Knebworth House is the ancestral home of the family of Edward George Bulwer-Lytton (1803-1807), 1st Baron Lytton, who declined the crown of Greece in 1862, and became Baron Lytton of Knebworth in 1866. Knebworth House was inherited from his mother. He is now remembered more for his writing than his  career as a prominent politician. The Brisbane suburb of Lytton is named after him. I fear "The Last Days of Pompeii" is the only one of his works I have read. He and his wife had two children before an acrimonious separation. The boy became Viceroy of India, and 1st Earl of Lytton. The older daughter, Emily, died, estranged from her father, in 1848, aged 19, in a boarding house in Brompton, London, "in mysterious circumstances"!

This fine portrait purports to Amelia Thomason Hitchins (1823 Sussex - 1896 Devonshire) . Her father was James Cruikshak Hitchins (1793-1873), Coroner to the City of Lincoln, and son of John Hitchins of Garston Hall, Coulsden, Surrey, (died 1825) Her mother was Lydia Bradley (died 1840). Her brother, recorded as Edward Bulwer Lytton Hitchins (1836 Lincolnshire-1903) spent time in Australia and married first wife, Emma Jane Little, who was born in NSW in 1838.

Edwards' Bulwer Lytton names suggested a connection with the Bulwer Lyttons of Knebworth House. I can find no evidence of any connection whatsoever, although, momentarily, my fertile mind hoped for a melodramatic connection between the ill fated Emily of "mysterious circumstances" may have had a link with the Hitchens family, but the dates do show this most unlikely.

If only Edward Bulwer Lytton Hitchens had been born in 1848!

It seems likely that either the Bulwer Lytton names were innocently bestowed upon Edward by his father to honour one of the the greatest writers of the day (t can find no evidence of this) or Edward adopted them himself later in life for personal aggrandisement.

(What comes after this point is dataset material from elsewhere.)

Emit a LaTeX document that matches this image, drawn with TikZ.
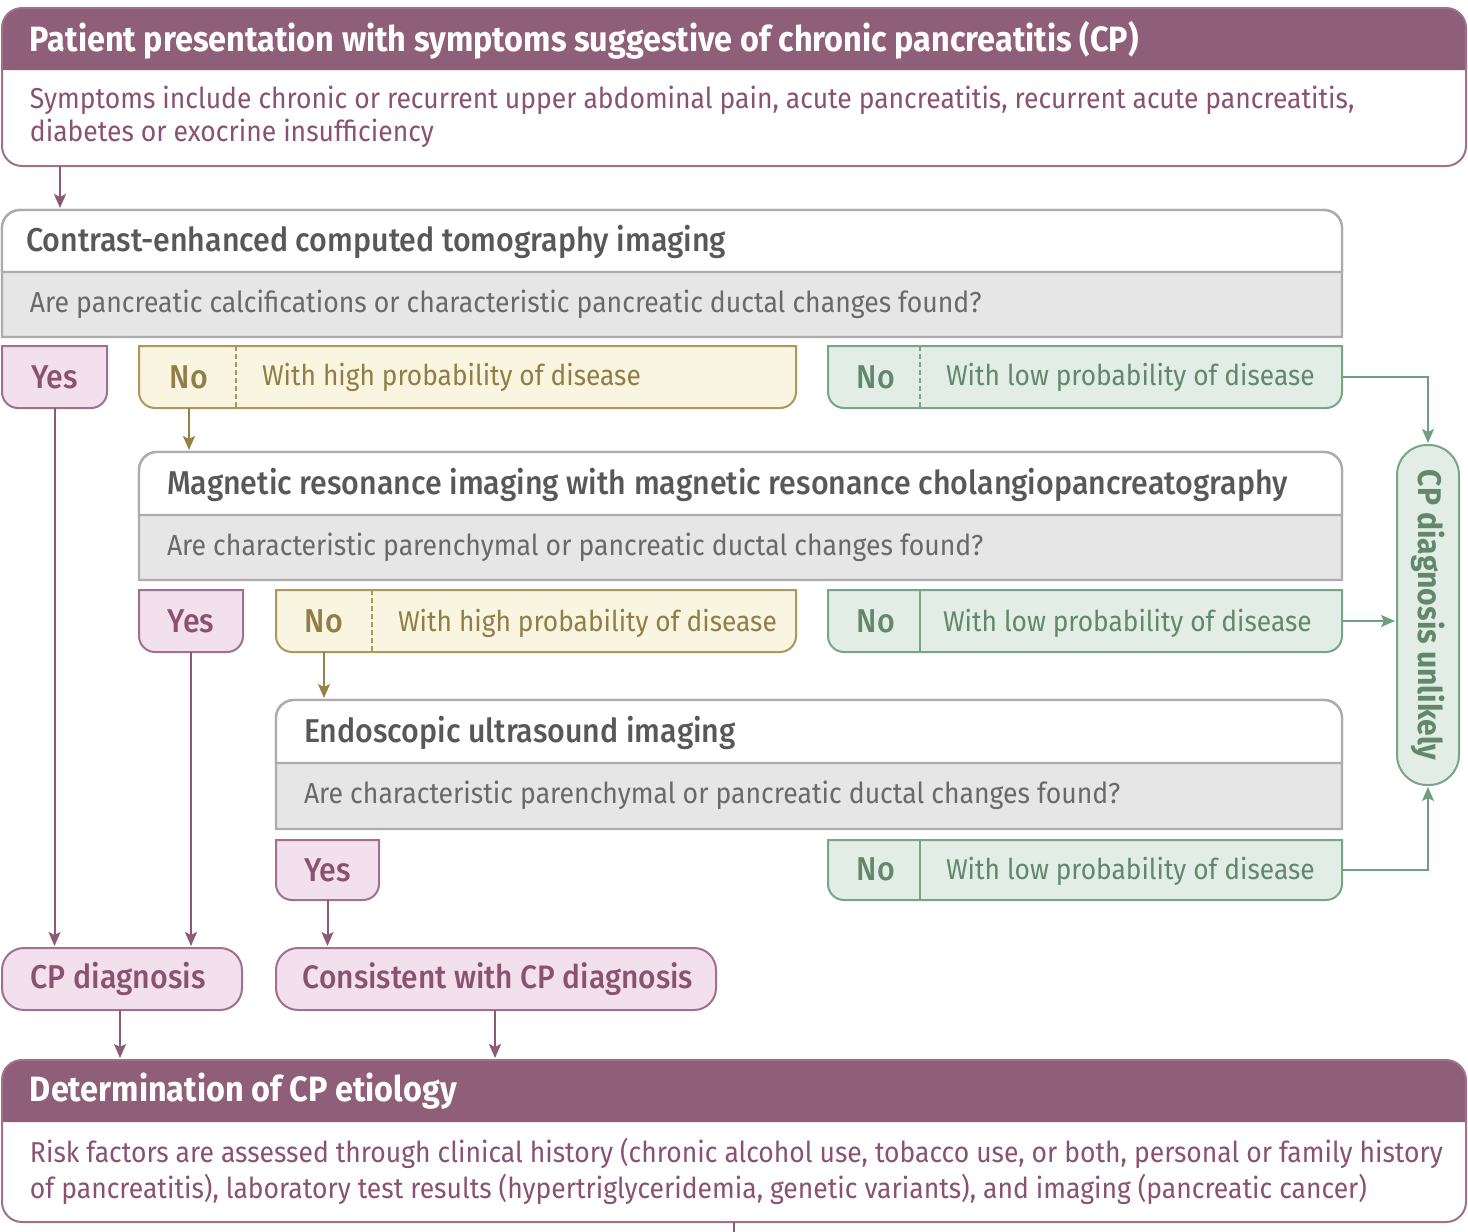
\documentclass[tikz,border=0pt]{standalone}
\usepackage{fontspec}
\setmainfont{Fira Sans}[FakeStretch=0.92]
\newfontfamily\medfont{Fira Sans Medium}[FakeStretch=0.92]
\usetikzlibrary{arrows.meta,calc}
\pgfdeclarelayer{bg}
\pgfsetlayers{bg,main}
\definecolor{pur}{RGB}{143,94,120}
\definecolor{purtext}{RGB}{138,82,112}
\definecolor{pinkfill}{RGB}{242,225,236}
\definecolor{pinkborder}{RGB}{160,112,140}
\definecolor{grayfill}{RGB}{230,230,230}
\definecolor{grayborder}{RGB}{172,172,172}
\definecolor{graytitle}{RGB}{88,88,88}
\definecolor{grayq}{RGB}{105,105,105}
\definecolor{yfill}{RGB}{249,245,225}
\definecolor{yborder}{RGB}{170,152,95}
\definecolor{ytext}{RGB}{145,125,70}
\definecolor{gfill}{RGB}{226,238,229}
\definecolor{gborder}{RGB}{120,165,135}
\definecolor{gtext}{RGB}{98,135,108}
\definecolor{arrpur}{RGB}{140,90,115}
\definecolor{arrol}{RGB}{150,130,70}
\definecolor{arrgr}{RGB}{110,160,125}
\newcommand\boxnode[5]{\node[frame, minimum width={#4-#2}, minimum height={#5-#3}] (#1) at ({(#2+#4)/2},{-(#3+#5)/2}) {};}
\newcommand\shapeBot[3]{\draw[#3] (#1.north west) -- ([yshift=#2pt]#1.south west) arc[start angle=180,end angle=270,radius=#2pt] -- ([xshift=-#2pt]#1.south east) arc[start angle=270,end angle=360,radius=#2pt] -- (#1.north east) -- cycle;}
\newcommand\shapeTop[3]{\draw[#3] (#1.south west) -- ([yshift=-#2pt]#1.north west) arc[start angle=180,end angle=90,radius=#2pt] -- ([xshift=-#2pt]#1.north east) arc[start angle=90,end angle=0,radius=#2pt] -- (#1.south east) -- cycle;}
\begin{document}
\begin{tikzpicture}[x=1pt,y=1pt,
  frame/.style={inner sep=0pt, outer sep=0pt, draw=none},
  txt/.style={inner sep=0pt, outer sep=0pt, align=left},
  htext/.style={txt, text=white, font=\fontsize{35.2}{40}\selectfont\bfseries},
  btext/.style={txt, text=purtext, font=\fontsize{28.8}{33}\selectfont},
  ttext/.style={txt, text=graytitle, font=\fontsize{33}{38}\selectfont\medfont},
  qtext/.style={txt, text=grayq, font=\fontsize{28.9}{33}\selectfont},
  yestext/.style={txt, text=purtext, font=\fontsize{33}{38}\selectfont\medfont},
  ynotext/.style={txt, text=ytext, font=\fontsize{33}{38}\selectfont\medfont},
  ydesc/.style={txt, text=ytext, font=\fontsize{28.6}{33}\selectfont},
  gnotext/.style={txt, text=gtext, font=\fontsize{33}{38}\selectfont\medfont},
  gdesc/.style={txt, text=gtext, font=\fontsize{28.6}{33}\selectfont},
  unltext/.style={txt, text=gtext, font=\fontsize{32.7}{38}\selectfont\bfseries},
  dxtext/.style={txt, text=purtext, font=\fontsize{33}{38}\selectfont\medfont},
  yesbox/.style={fill=pinkfill, draw=pinkborder, line width=2pt},
  ybox/.style={fill=yfill, draw=yborder, line width=2pt},
  gbox/.style={fill=gfill, draw=gborder, line width=2pt},
  graybox/.style={fill=grayfill, draw=grayborder, line width=2.4pt},
  whitebox/.style={fill=white, draw=grayborder, line width=2.4pt},
  tip/.style={-{Stealth[length=14pt,width=12pt,inset=3pt]}, shorten >=2pt},
  parr/.style={draw=arrpur, line width=2pt, tip},
  oarr/.style={draw=arrol, line width=2pt, tip},
  garr/.style={draw=arrgr, line width=2pt, tip},
  ydiv/.style={draw=yborder, line width=1.5pt, dash pattern=on 5pt off 3pt},
  gdivd/.style={draw=gborder, line width=1.5pt, dash pattern=on 5pt off 3pt},
  gdiv/.style={draw=gborder, line width=1.5pt}
]
\useasboundingbox (0,0) rectangle (1468,-1232);
% frames
\boxnode{top}{2}{8}{1466}{166}
\boxnode{toph}{2}{8}{1466}{70}
\boxnode{ct}{2}{210}{1342}{337}
\boxnode{cth}{2}{210}{1342}{272}
\boxnode{yes1}{2}{346}{107}{408}
\boxnode{nh1}{139}{346}{796}{408}
\boxnode{nl1}{828}{346}{1342}{408}
\boxnode{mri}{139}{452}{1342}{580}
\boxnode{mrih}{139}{452}{1342}{515}
\boxnode{yes2}{139}{590}{243}{652}
\boxnode{nh2}{276}{590}{796}{652}
\boxnode{nl2}{828}{590}{1342}{652}
\boxnode{eus}{276}{700}{1342}{829}
\boxnode{eush}{276}{700}{1342}{763}
\boxnode{yes3}{276}{840}{379}{900}
\boxnode{nl3}{828}{840}{1342}{900}
\boxnode{unl}{1397}{445}{1459}{785}
\boxnode{cpd}{2}{948}{242}{1010}
\boxnode{ccp}{276}{948}{716}{1010}
\boxnode{det}{2}{1060}{1466}{1222}
\boxnode{deth}{2}{1060}{1466}{1122}
% texts
\node[htext, anchor=west] (t-top) at (30,-40) {Patient presentation with symptoms suggestive of chronic pancreatitis (CP)};
\node[btext, anchor=west] (b-top) at (30,-117) {Symptoms include chronic or recurrent upper abdominal pain, acute pancreatitis, recurrent acute pancreatitis,\\diabetes or exocrine insufficiency};
\node[ttext, anchor=west] (t-ct) at (26,-242) {Contrast-enhanced computed tomography imaging};
\node[qtext, anchor=west] (q-ct) at (30,-304) {Are pancreatic calcifications or characteristic pancreatic ductal changes found?};
\node[yestext] (yes1t) at (yes1) {Yes};
\node[ynotext] (nh1no) at (189,-377) {No};
\node[ydesc, anchor=west] (nh1t) at (262,-377) {With high probability of disease};
\node[gnotext] (nl1no) at (876,-377) {No};
\node[gdesc, anchor=west] (nl1t) at (946,-377) {With low probability of disease};
\node[ttext, anchor=west] (t-mri) at (167,-485) {Magnetic resonance imaging with magnetic resonance cholangiopancreatography};
\node[qtext, anchor=west] (q-mri) at (167,-547) {Are characteristic parenchymal or pancreatic ductal changes found?};
\node[yestext] (yes2t) at (yes2) {Yes};
\node[ynotext] (nh2no) at (324,-621) {No};
\node[ydesc, anchor=west] (nh2t) at (398,-623) {With high probability of disease};
\node[gnotext] (nl2no) at (876,-621) {No};
\node[gdesc, anchor=west] (nl2t) at (943,-623) {With low probability of disease};
\node[ttext, anchor=west] (t-eus) at (304,-733) {Endoscopic ultrasound imaging};
\node[qtext, anchor=west] (q-eus) at (304,-795) {Are characteristic parenchymal or pancreatic ductal changes found?};
\node[yestext] (yes3t) at (yes3) {Yes};
\node[gnotext] (nl3no) at (876,-869) {No};
\node[gdesc, anchor=west] (nl3t) at (946,-871) {With low probability of disease};
\node[unltext, rotate=-90] (unlt) at (unl) {CP diagnosis unlikely};
\node[dxtext] (cpdt) at ([xshift=-4pt]cpd.center) {CP diagnosis};
\node[dxtext, font=\fontsize{32.5}{38}\selectfont\medfont] (ccpt) at ([xshift=2pt]ccp.center) {Consistent with CP diagnosis};
\node[htext, anchor=west] (t-det) at (30,-1091) {Determination of CP etiology};
\node[btext, anchor=west, font=\fontsize{28.8}{36}\selectfont] (b-det) at (30,-1171) {Risk factors are assessed through clinical history (chronic alcohol use, tobacco use, or both, personal or family history\\of pancreatitis), laboratory test results (hypertriglyceridemia, genetic variants), and imaging (pancreatic cancer)};
\coordinate (endstub) at (734,-1232);
% backgrounds
\begin{pgfonlayer}{bg}
\fill[white, rounded corners=20pt] (top.north west) rectangle (top.south east);
\shapeTop{toph}{20}{fill=pur, draw=none}
\draw[pinkborder, line width=2pt, rounded corners=20pt] (top.north west) rectangle (top.south east);
\fill[white, rounded corners=20pt] (det.north west) rectangle (det.south east);
\shapeTop{deth}{20}{fill=pur, draw=none}
\draw[pinkborder, line width=2pt, rounded corners=20pt] (det.north west) rectangle (det.south east);
\shapeTop{ct}{18}{graybox}
\shapeTop{cth}{18}{whitebox}
\shapeTop{mri}{18}{graybox}
\shapeTop{mrih}{18}{whitebox}
\shapeTop{eus}{18}{graybox}
\shapeTop{eush}{18}{whitebox}
\shapeBot{yes1}{16}{yesbox}
\shapeBot{yes2}{16}{yesbox}
\shapeBot{yes3}{16}{yesbox}
\shapeBot{nh1}{16}{ybox}
\shapeBot{nh2}{16}{ybox}
\shapeBot{nl1}{16}{gbox}
\shapeBot{nl2}{16}{gbox}
\shapeBot{nl3}{16}{gbox}
\draw[ydiv] ([xshift=97pt]nh1.north west) -- ([xshift=97pt]nh1.south west);
\draw[ydiv] ([xshift=96pt]nh2.north west) -- ([xshift=96pt]nh2.south west);
\draw[gdivd] ([xshift=92pt]nl1.north west) -- ([xshift=92pt]nl1.south west);
\draw[gdiv] ([xshift=92pt]nl2.north west) -- ([xshift=92pt]nl2.south west);
\draw[gdiv] ([xshift=92pt]nl3.north west) -- ([xshift=92pt]nl3.south west);
\draw[gbox, rounded corners=30pt] (unl.north west) rectangle (unl.south east);
\draw[yesbox, rounded corners=22pt] (cpd.north west) rectangle (cpd.south east);
\draw[yesbox, rounded corners=22pt] (ccp.north west) rectangle (ccp.south east);
\end{pgfonlayer}
% connectors
\draw[parr] ([xshift=58pt]top.south west) -- ([xshift=58pt]top.south west |- ct.north);
\draw[parr] (yes1.south) -- (yes1.south |- cpd.north);
\draw[parr] (yes2.south) -- (yes2.south |- cpd.north);
\draw[parr] (yes3.south) -- (yes3.south |- ccp.north);
\draw[oarr] (nh1no |- nh1.south) -- (nh1no |- mri.north);
\draw[oarr] (nh2no |- nh2.south) -- (nh2no |- eus.north);
\draw[garr] (nl1.east) -- (unl.north |- nl1.east) -- (unl.north);
\draw[garr] (nl2.east) -- (unl.west |- nl2.east);
\draw[garr] (nl3.east) -- (unl.south |- nl3.east) -- (unl.south);
\draw[parr] ([xshift=-2pt]cpd.south) -- ([xshift=-2pt]cpd.south |- det.north);
\draw[parr] ([xshift=-1pt]ccp.south) -- ([xshift=-1pt]ccp.south |- det.north);
\draw[draw=arrpur, line width=2pt] (det.south) -- (endstub);
\end{tikzpicture}
\end{document}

The group of ancestral family portraits included at least two two painted by Guy Lipscombe (1891-1951), noted for his portraits of army officers. One was a portrait of Colonel Charles Faurce Hitchins (1872-1959), son of Edward Bulwer Lytton Hitchins and Emma Jane. Another was a portrait of Edward Bulwer Lytton Hitchins MA JP, which was copied or possibly made up by Lipscombe. The white block letter  sitters' names painted on the canvases are almost certainly his work too.

Our lovely painting is a period portrait C1810, so it cannot be Amelia Thomason Hitchins, but if it is indeed an inherited portrait, it could conceivably be her mother Lydia Bradley who died in 1840 and probably born about the same time as her husband, the early 1790s. Alternatively, it is also possible our portrait was bought at any time by the family as an "instant ancestor" and has no familial relationship with the Hitchins at all.

Our charming mystery lady of C1810 has been cleaned and had the disfiguring later name tag removed. The handsome early 20th century frame is 75.5cm by 62.5 cm.